◆ **INSTRUCTIONS FOR THE TASK**: Leave out the images and repeat the listing below without a single change.

◆ **DATASET EXTRACT**:
----------
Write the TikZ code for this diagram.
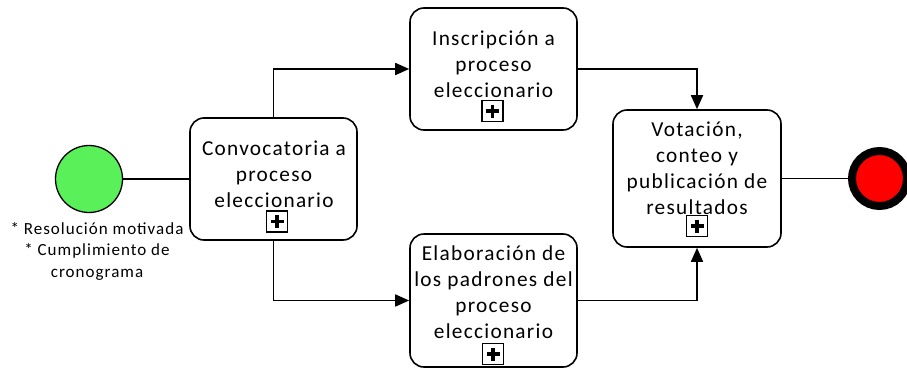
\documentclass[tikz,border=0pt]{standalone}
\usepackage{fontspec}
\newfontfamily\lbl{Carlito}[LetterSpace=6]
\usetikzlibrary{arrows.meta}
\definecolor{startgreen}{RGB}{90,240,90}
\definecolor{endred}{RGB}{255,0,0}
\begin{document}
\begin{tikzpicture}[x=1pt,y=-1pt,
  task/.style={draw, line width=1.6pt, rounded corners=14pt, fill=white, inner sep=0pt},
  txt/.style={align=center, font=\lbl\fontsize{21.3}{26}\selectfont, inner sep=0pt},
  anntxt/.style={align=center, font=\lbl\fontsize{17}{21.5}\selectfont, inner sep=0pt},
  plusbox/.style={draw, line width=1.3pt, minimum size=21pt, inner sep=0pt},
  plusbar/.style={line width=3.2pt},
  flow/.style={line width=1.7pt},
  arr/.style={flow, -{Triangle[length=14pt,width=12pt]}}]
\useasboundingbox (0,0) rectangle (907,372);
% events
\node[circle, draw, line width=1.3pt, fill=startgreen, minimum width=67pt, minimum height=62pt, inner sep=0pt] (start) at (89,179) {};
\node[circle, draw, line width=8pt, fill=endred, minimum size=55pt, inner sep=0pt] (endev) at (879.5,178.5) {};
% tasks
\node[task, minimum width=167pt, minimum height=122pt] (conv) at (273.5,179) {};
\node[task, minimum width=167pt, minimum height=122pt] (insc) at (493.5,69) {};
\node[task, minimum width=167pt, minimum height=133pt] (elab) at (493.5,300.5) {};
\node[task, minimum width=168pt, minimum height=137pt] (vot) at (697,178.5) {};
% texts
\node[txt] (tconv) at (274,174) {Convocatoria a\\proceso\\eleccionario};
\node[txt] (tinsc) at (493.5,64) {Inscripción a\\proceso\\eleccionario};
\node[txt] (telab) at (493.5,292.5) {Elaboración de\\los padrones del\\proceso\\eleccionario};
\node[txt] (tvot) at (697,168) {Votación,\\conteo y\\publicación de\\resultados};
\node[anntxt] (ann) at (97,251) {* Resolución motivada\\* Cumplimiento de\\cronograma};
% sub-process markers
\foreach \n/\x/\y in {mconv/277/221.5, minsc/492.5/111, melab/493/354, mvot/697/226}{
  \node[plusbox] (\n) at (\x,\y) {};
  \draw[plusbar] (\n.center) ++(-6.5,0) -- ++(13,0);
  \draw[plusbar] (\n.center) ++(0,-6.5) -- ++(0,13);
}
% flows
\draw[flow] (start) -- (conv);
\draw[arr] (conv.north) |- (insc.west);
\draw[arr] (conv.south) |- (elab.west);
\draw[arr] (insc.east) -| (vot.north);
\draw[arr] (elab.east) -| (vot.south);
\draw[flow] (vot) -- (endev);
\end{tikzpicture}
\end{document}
----------
◆ **EXERCISE ANSWER**:
Write the TikZ code for this diagram.
\documentclass[tikz,border=0pt]{standalone}
\usepackage{fontspec}
\newfontfamily\lbl{Carlito}[LetterSpace=6]
\usetikzlibrary{arrows.meta}
\definecolor{startgreen}{RGB}{90,240,90}
\definecolor{endred}{RGB}{255,0,0}
\begin{document}
\begin{tikzpicture}[x=1pt,y=-1pt,
  task/.style={draw, line width=1.6pt, rounded corners=14pt, fill=white, inner sep=0pt},
  txt/.style={align=center, font=\lbl\fontsize{21.3}{26}\selectfont, inner sep=0pt},
  anntxt/.style={align=center, font=\lbl\fontsize{17}{21.5}\selectfont, inner sep=0pt},
  plusbox/.style={draw, line width=1.3pt, minimum size=21pt, inner sep=0pt},
  plusbar/.style={line width=3.2pt},
  flow/.style={line width=1.7pt},
  arr/.style={flow, -{Triangle[length=14pt,width=12pt]}}]
\useasboundingbox (0,0) rectangle (907,372);
% events
\node[circle, draw, line width=1.3pt, fill=startgreen, minimum width=67pt, minimum height=62pt, inner sep=0pt] (start) at (89,179) {};
\node[circle, draw, line width=8pt, fill=endred, minimum size=55pt, inner sep=0pt] (endev) at (879.5,178.5) {};
% tasks
\node[task, minimum width=167pt, minimum height=122pt] (conv) at (273.5,179) {};
\node[task, minimum width=167pt, minimum height=122pt] (insc) at (493.5,69) {};
\node[task, minimum width=167pt, minimum height=133pt] (elab) at (493.5,300.5) {};
\node[task, minimum width=168pt, minimum height=137pt] (vot) at (697,178.5) {};
% texts
\node[txt] (tconv) at (274,174) {Convocatoria a\\proceso\\eleccionario};
\node[txt] (tinsc) at (493.5,64) {Inscripción a\\proceso\\eleccionario};
\node[txt] (telab) at (493.5,292.5) {Elaboración de\\los padrones del\\proceso\\eleccionario};
\node[txt] (tvot) at (697,168) {Votación,\\conteo y\\publicación de\\resultados};
\node[anntxt] (ann) at (97,251) {* Resolución motivada\\* Cumplimiento de\\cronograma};
% sub-process markers
\foreach \n/\x/\y in {mconv/277/221.5, minsc/492.5/111, melab/493/354, mvot/697/226}{
  \node[plusbox] (\n) at (\x,\y) {};
  \draw[plusbar] (\n.center) ++(-6.5,0) -- ++(13,0);
  \draw[plusbar] (\n.center) ++(0,-6.5) -- ++(0,13);
}
% flows
\draw[flow] (start) -- (conv);
\draw[arr] (conv.north) |- (insc.west);
\draw[arr] (conv.south) |- (elab.west);
\draw[arr] (insc.east) -| (vot.north);
\draw[arr] (elab.east) -| (vot.south);
\draw[flow] (vot) -- (endev);
\end{tikzpicture}
\end{document}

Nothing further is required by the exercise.